Сады небесных корней (Муравьева) - страница 9

Сначала она была столь благодарна, что не помышляла о сопротивлении. Сидела у ног его и целовала пропахшие мехом корявые пальцы. Он даже не трогал ее поначалу. Потом пригласил к ней врача. Этот врач, с повадками мыши, с большими ноздрями, в узорчатых бархатных туфлях, как будто он не медицине отдал свою жизнь, а танцам и всяким пустейшим занятиям, сказал, что не может ручаться за то, что женщину не заразили на лодке.

— Какой же болезнью? — спросил его тот, чье имя не знает никто.

— Я советую сначала пустить ей как следует кровь, — с гримасками, втягивая ноздрями томительный запах клубники и яблонь, плывущий из сада сквозь пестрые окна, ответил целитель. — Затем я прошу позволения, сударь, на то, чтобы мне осмотреть изнутри ее детородные органы, сударь. — Зрачки его сразу расширились, словно он что-то увидел, пока говорил.

— С условием, лекарь. Я буду присутствовать на вашем осмотре.

— Конечно, конечно! — Врач шаркнул узорчатыми башмаками. — И если желаете, можете даже воспользоваться моей линзою, сударь.

— Вы располагаете линзой?

Врач громко икнул от волнения.

— Да! Привез из Саксонии. Располагаю. Высокого качества горный хрусталь. Оправленный в золото. Дивная штучка!

Катерина слышала весь этот разговор, но ее итальянского языка еще не хватило на то, чтобы понять каждое слово. Она заливалась слезами стыда, пока врач терзал ее смуглый живот, простукивал нежную гибкую спину и приподнимал ее груди, как, скажем, какой-нибудь наш подмосковный грибник, насупившись, приподнимает ладонью еловые лапы и шарит в них палкой. Из кожаной сумки врача извлекли какие-то щипчики, скальпель, ланцет (все средневековое, низкого качества!), потом чистый, белый кусок полотна, потом еще-что в зеленой бутылке.

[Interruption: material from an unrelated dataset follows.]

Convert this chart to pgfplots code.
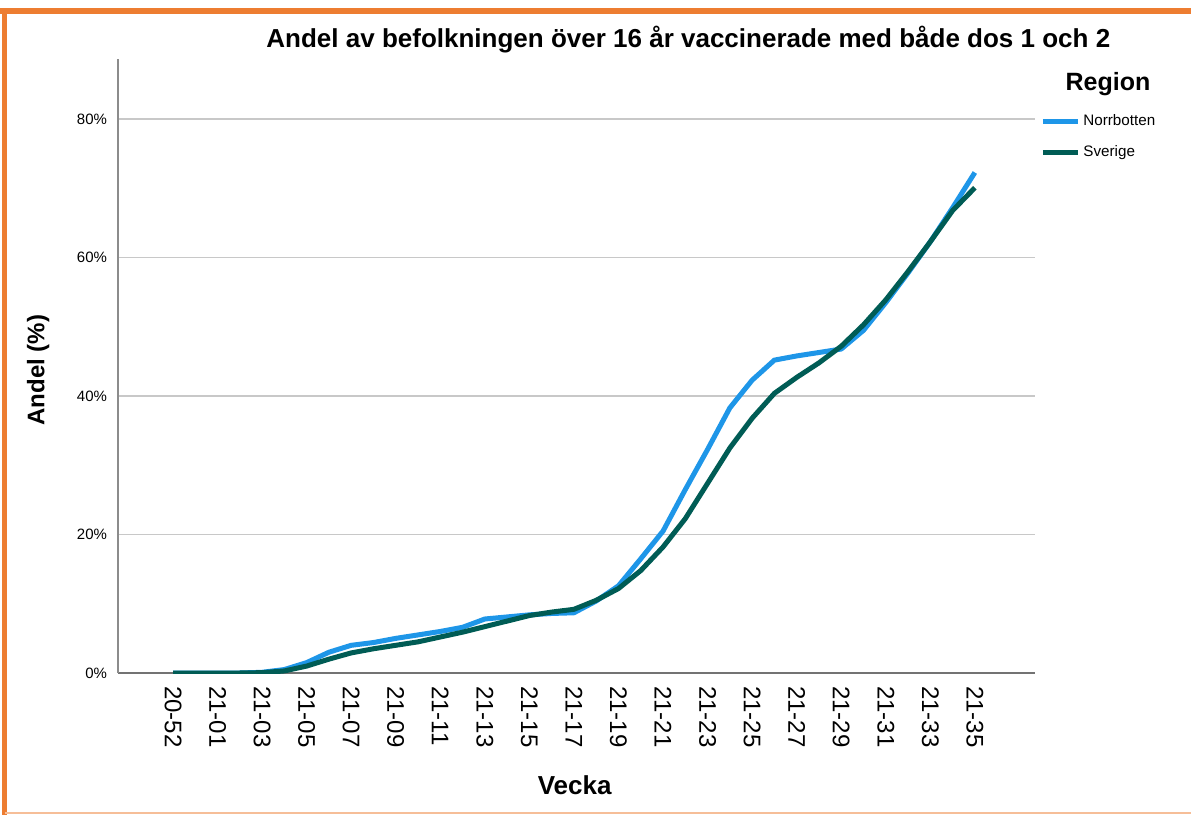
\documentclass[border=0pt]{standalone}
\usepackage{fontspec}
\setmainfont{Liberation Sans}
\usepackage{pgfplots}
\usepackage{pgfplotstable}
\pgfplotsset{compat=1.18}

\definecolor{norrblue}{HTML}{1E96E8}
\definecolor{sverigegreen}{HTML}{005C55}
\definecolor{frameorange}{HTML}{ED7D31}
\definecolor{gridgray}{HTML}{C8C8C8}
\definecolor{axisgray}{HTML}{8C8C8C}

% week index: 0 = 20-52, 1 = 20-53, 2 = 21-01, ..., 36 = 21-35
\pgfplotstableread{
idx norrbotten sverige
0  0.0  0.0
1  0.0  0.0
2  0.0  0.0
3  0.0  0.0
4  0.1  0.05
5  0.5  0.3
6  1.5  1.0
7  3.0  2.0
8  4.0  2.9
9  4.4  3.5
10 5.0  4.0
11 5.5  4.5
12 6.0  5.2
13 6.6  5.9
14 7.8  6.7
15 8.1  7.5
16 8.4  8.3
17 8.6  8.8
18 8.7  9.2
19 10.4 10.5
20 12.6 12.2
21 16.5 14.8
22 20.5 18.2
23 26.5 22.3
24 32.3 27.4
25 38.3 32.5
26 42.3 36.8
27 45.2 40.4
28 45.8 42.7
29 46.3 44.8
30 46.8 47.2
31 49.5 50.3
32 53.5 53.9
33 57.8 58.0
34 62.3 62.3
35 67.2 66.8
36 72.3 70.1
}\vaccdata

\begin{document}
\begin{tikzpicture}
\begin{axis}[
    name=ax,
    scale only axis,
    width=458.5pt, height=307pt,
    xmin=-2.47, xmax=38.7,
    ymin=0, ymax=88.7,
    axis x line=bottom, axis y line=left,
    axis line style={-},
    x axis line style={draw=black!55, line width=0.9pt},
    y axis line style={draw=axisgray, line width=0.9pt},
    major tick length=0pt,
    ymajorgrids,
    major grid style={gridgray, line width=0.8pt},
    ytick={0,20,40,60,80},
    yticklabels={0\%,20\%,40\%,60\%,80\%},
    y tick label style={font=\fontsize{7.5}{9}\selectfont, xshift=-2pt},
    xtick={0,2,...,36},
    xticklabels={20-52,21-01,21-03,21-05,21-07,21-09,21-11,21-13,21-15,21-17,21-19,21-21,21-23,21-25,21-27,21-29,21-31,21-33,21-35},
    x tick label style={rotate=-90, anchor=west, font=\fontsize{12}{13}\selectfont, xshift=3pt},
    title={Andel av befolkningen över 16 år vaccinerade med både dos 1 och 2},
    title style={at={(axis description cs:0.622,1.012)}, anchor=center, font=\bfseries\fontsize{13}{15}\selectfont},
    xlabel={Vecka},
    xlabel style={at={(axis description cs:0.498,-0.182)}, anchor=center, font=\bfseries\fontsize{13}{15}\selectfont},
    ylabel={Andel (\%)},
    ylabel style={at={(axis description cs:-0.087,0.493)}, anchor=center, rotate=0, font=\bfseries\fontsize{12}{14}\selectfont},
    legend style={at={(1.0055,0.915)}, anchor=north west, draw=none, fill=none,
        font=\fontsize{7.6}{9}\selectfont, row sep=5.5pt, inner sep=0pt,
        nodes={inner sep=1.5pt}},
    legend cell align=left,
    legend image code/.code={\draw[#1] (0pt,0pt) -- (17.5pt,0pt);},
]
\addplot[norrblue, line width=2.5pt, line join=round] table[x=idx, y=norrbotten] {\vaccdata};
\addlegendentry{Norrbotten}
\addplot[sverigegreen, line width=2.5pt, line join=round] table[x=idx, y=sverige] {\vaccdata};
\addlegendentry{Sverige}
\end{axis}

% page frame in reference pixels (0.5pt each), origin at the axis corner
\begin{scope}[shift={(ax.south west)}, x=0.5pt, y=0.5pt]
\path[use as bounding box] (-118,-142) rectangle (1073,673);
\draw[frameorange, line width=3pt] (-118,662) -- (1073,662);
\draw[frameorange, line width=2.5pt] (-113,-142) -- (-113,664.5);
\draw[frameorange!50, line width=1pt] (-113,-140.5) -- (1073,-140.5);
\node[font=\bfseries\fontsize{12.5}{14}\selectfont] at (990,589) {Region};
\end{scope}
\end{tikzpicture}
\end{document}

— Ложись, Катерина, — сказал ей хозяин. — Я верую в Бога, но не сомневаюсь, что наша отечественная медицина способствует лишь продвиженью добра. И люди, которые только молитвой готовы лечиться от разных болезней, весьма ошибаются. Дичь. Темнота.

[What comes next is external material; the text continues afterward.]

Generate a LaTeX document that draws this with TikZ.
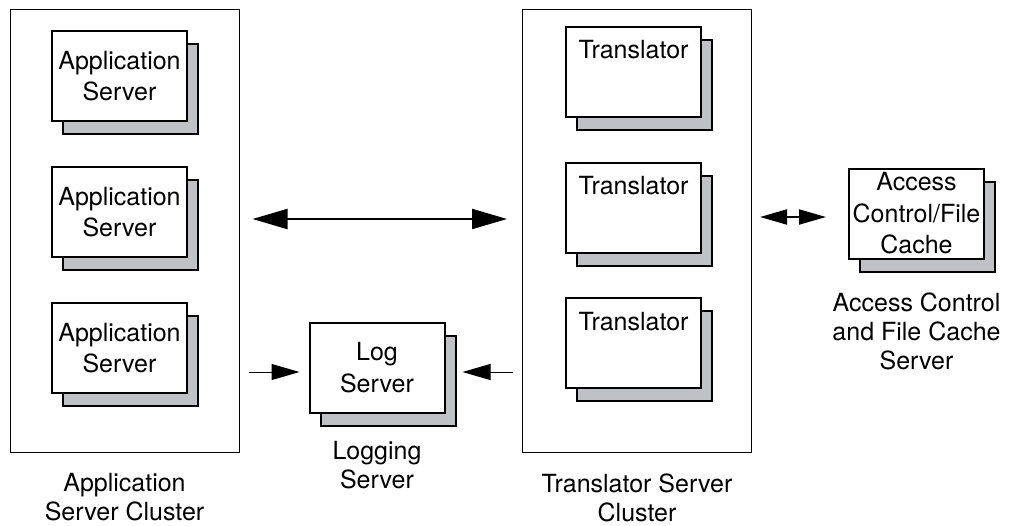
\documentclass[tikz,border=0pt]{standalone}
\usepackage{fontspec}
\setmainfont{TeX Gyre Heros}
\usepackage{tikz}
\usetikzlibrary{arrows.meta, positioning, shadows}
\definecolor{shadegray}{RGB}{192,193,196}

\begin{document}
\begin{tikzpicture}[x=1pt, y=-1pt,
  font=\fontsize{25}{30}\selectfont,
  cluster/.style={draw, line width=1pt, minimum width=229pt, minimum height=443pt},
  server/.style={draw, line width=2pt, fill=white, minimum width=135pt, minimum height=90pt,
    align=center, inner xsep=1pt,
    font=\fontsize{25}{31.5}\selectfont,
    copy shadow={shadow xshift=11pt, shadow yshift=-13pt, fill=shadegray, draw=black, line width=2pt}},
  topserver/.style={server, text height=21pt, text depth=47pt, inner ysep=11pt},
  caption/.style={align=center, inner sep=0pt, font=\fontsize{25}{29}\selectfont},
  bigarrow/.style={line width=2pt, {Triangle[length=35pt,width=20pt]}-{Triangle[length=35pt,width=20pt]}},
  pairarrow/.style={line width=2pt, {Triangle[length=27pt,width=15pt]}-{Triangle[length=27pt,width=15pt]}},
  logarrow/.style={line width=1pt, -{Triangle[length=28pt,width=16pt]}}]
\useasboundingbox (0,0) rectangle (1019,525);

% the two clusters
\node[cluster] (appcl) at (124.5,230.5) {};
\node[cluster] (trcl) at (637,230.5) {};

% application servers
\node[server] (app1) at (119.5,76) {Application\\Server};
\node[server] (app2) at (119.5,212) {Application\\Server};
\node[server] (app3) at (119.5,348) {Application\\Server};

% translators
\node[topserver] (tr1) at (633.5,71.5) {Translator};
\node[topserver] (tr2) at (633.5,207.5) {Translator};
\node[topserver] (tr3) at (633.5,343) {Translator};

\node[server] (log) at (377,367.5) {Log\\Server};
\node[server] (acc) at (916.5,213.5) {Access\\Control/File\\Cache};

% captions
\node[caption, below=21pt of appcl] (appcap) {Application\\Server Cluster};
\node[caption, below=21pt of trcl] (trcap) {Translator Server\\Cluster};
\node[caption, below=28pt of log] (logcap) {Logging\\Server};
\node[caption, below=33pt of acc] (acccap) {Access Control\\and File Cache\\Server};

% connectors
\coordinate (mainrow) at (0,219);
\coordinate (accrow) at (0,217);
\coordinate (logrow) at (0,372);
\draw[bigarrow, shorten <=13pt, shorten >=15pt] (appcl.east |- mainrow) -- (trcl.west |- mainrow);
\draw[pairarrow, shorten <=8pt, shorten >=22pt] (trcl.east |- accrow) -- (acc.west |- accrow);
\draw[logarrow, shorten <=9pt, shorten >=9pt] (appcl.east |- logrow) -- (log.west |- logrow);
\draw[logarrow, shorten <=9pt, shorten >=17pt] (trcl.west |- logrow) -- (log.east |- logrow);
\end{tikzpicture}
\end{document}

Врач, нервно хихикнув, раздвинул ей ноги, и оба вонзились зрачками в то нежное, в то золотое с малиновым в своей глубине, лишь слегка приоткрытой.

— Поскольку вы, сударь, я вижу, согласны, — вдруг шумно забрызгав слюной, шепнул врач, — на произведенье осмотра organa femina externa, а также femina interna, прошу вас: закройте и окна, и двери. Боюсь до безумия.

— Боитесь святой нашей церкви?

— Боюсь. — И врач быстрым, скользким, мышиным движением набросил кусок плотной ткани на нежное и золотое с малиновым. — Огня я боюсь, на котором живыми сжигают нас, грешных.